In my first week, it was clear that I was starting from scratch. Mixing my first solution, I dumped powdered copper sulfate into a dry beaker before adding water—a big no-no, as any chemist knows. The extreme heat given off nearly caused the beaker to explode. But I quickly learned the correct procedures and threw myself into my research.
In choosing my research area, I had been blinded by my enthusiasm to tackle a pressing social and environmental problem.
In hindsight, the source of my dissatisfaction was clear. In choosing my research area, I had been blinded by my enthusiasm to tackle a pressing social and environmental problem. I hadn’t critically considered my own scientific interests and whether I would enjoy working in an electrochemistry lab. I should have remembered how much I struggled in Chem 101. And I should have realized that the concepts and techniques I mastered in my undergraduate research on magnetic materials—the very things that got me hooked on research in the first place—were not particularly relevant for electrochemistry.
Recognizing I was on the wrong path, I used the nuclear option: switching advisers midway through my Ph.D. While searching for a new adviser, I asked myself which scientific concepts and experimental techniques—the things I would engage with every day—excited me. Perhaps most important, I came to see science as an ecosystem of work ranging from investigating fundamentals to developing devices, all of which contribute to solving pressing problems. I realized I could make a meaningful contribution to combating climate change by working on something I was passionate about, even if it was less directly related to a specific technology.
I found a new home in a lab studying graphene, a material with promising electronic properties. Things clicked and my work took off immediately. There were still some bumps along the way, of course, but I found the day-to-day challenges in the lab less daunting because I was excited by the concepts and techniques I was working with.
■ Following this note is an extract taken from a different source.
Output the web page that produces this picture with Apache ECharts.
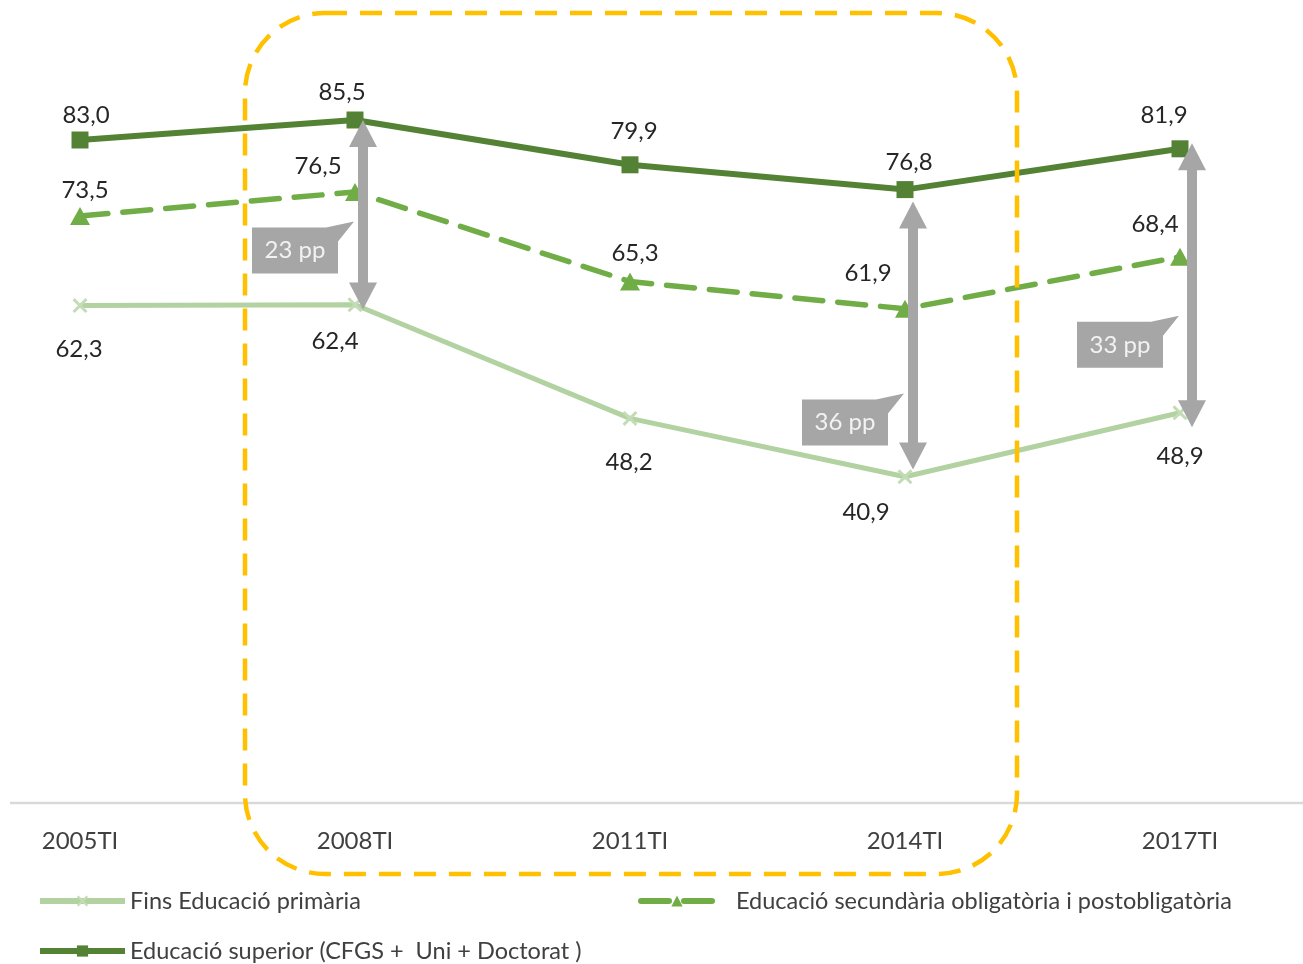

Just as I came to see my research as part of a larger scientific ecosystem, today I understand that scientific advancements are just one part of the needed response to climate change. I’ve reduced my environmental impact by taking public transportation to work, significantly cutting my meat intake, and resisting my consumerist impulses. My lifestyle changes won’t single-handedly reverse climate change, and neither will my individual scientific contributions. But we all need to work together to address such challenges, each of us contributing in the best way we can.